Initialement la Politique Agricole Commune mise en œuvre à partir de 1957 a laissé de côté la question des impacts environnementaux et sociaux de l'agriculture. Le modèle agricole dominant qui en résulta, qualifié de « productiviste », s'est traduit par des systèmes de production agricole très consommateurs d'intrants chimiques (produits phytosanitaires, engrais minéraux), avec une forte mécanisation des moyens de production, permettant ainsi de s'affranchir ou de se déconnecter des potentialités maximales du milieu naturel et des contraintes locales de main d'œuvre. Au final, cette forme d'agriculture, en privilégiant croissance des rendements et performances techniques, est aujourd'hui responsable de nombreux impacts négatifs sur les ressources naturelles (atteintes sur la qualité et la ressource quantitative des eaux superficielles et profondes, pollutions du sol ou de l'air, diminution forte de la biodiversité sauvage et domestique et homogénéisation des paysages).
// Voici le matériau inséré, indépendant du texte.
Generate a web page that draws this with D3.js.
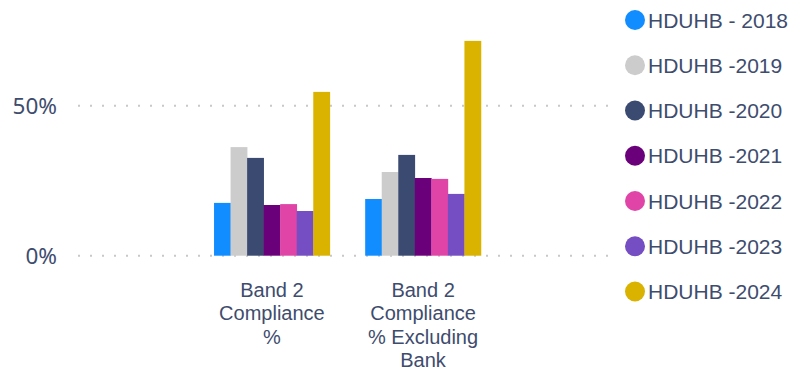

Depuis le début des années 90, les dommages occasionnés par l'agriculture sont devenus l'objet d'un examen approfondi par de nombreux acteurs extérieurs au monde agricole (Tauber, 2007). C'est pourquoi, les agriculteurs ont adapté leur activité première de production de biens agricoles alimentaires pour tenir compte des nouvelles demandes portées par les parties prenantes de la société civile qui se sentent désormais directement concernées par les effets induits de ce seul modèle initialement productiviste. Les consommateurs sont également ainsi devenus plus attentifs à la qualité des produits agricoles qu'ils consomment et veulent être « rassurés » sur les atteintes écologiques ou les risques sanitaires qui pourraient s'y rattacher (Ramonet, 2003). L'agriculture n'est plus considérée par le législateur comme seulement productrice de matières premières agricoles mais il lui reconnait également des fonctions de fournisseur d'aménités et de services environnementaux qui contribuent à façonner territoires et paysages. La Commission Européenne reconnait depuis 1999, cette nouvelle demande en intégrant progressivement ces nouvelles préoccupations sociétales (préservation de la ressource en eau, bien être animal, protection de la biodiversité, érosion des sols, etc.) dans toutes ses politiques communautaires (CE, 1999).
On assiste donc à un double phénomène : (i) une volonté politique d'orienter les aides publiques à la production agricole vers des modes de production plus durables et (ii) une demande sociétale pour que les systèmes de production agricoles développent des produits de qualité avec le moins d'externalités négatives. Cette volonté de promouvoir le développement d'une agriculture durable n'est pas sans poser des questions à l'ensemble de la communauté scientifique et de ses partenaires :

  • Comment définir une agriculture de durable ?
  • Quelles sont ses caractéristiques par rapport aux autres formes d'agriculture ?
  • Comment évaluer le degré d'atteinte de l'objectif de durabilité d'une exploitation ?
  • Existe t il un label agriculture durable?
  • Quels types de soutiens publics sont mis actuellement à la disposition des agriculteurs qui souhaitent s'engager dans la voie de la durabilité de leurs exploitations ?

Nous proposons dans ce papier de faire le point sur les connaissances actuelles et d'apporter un certain nombre de réponses à ces différentes questions.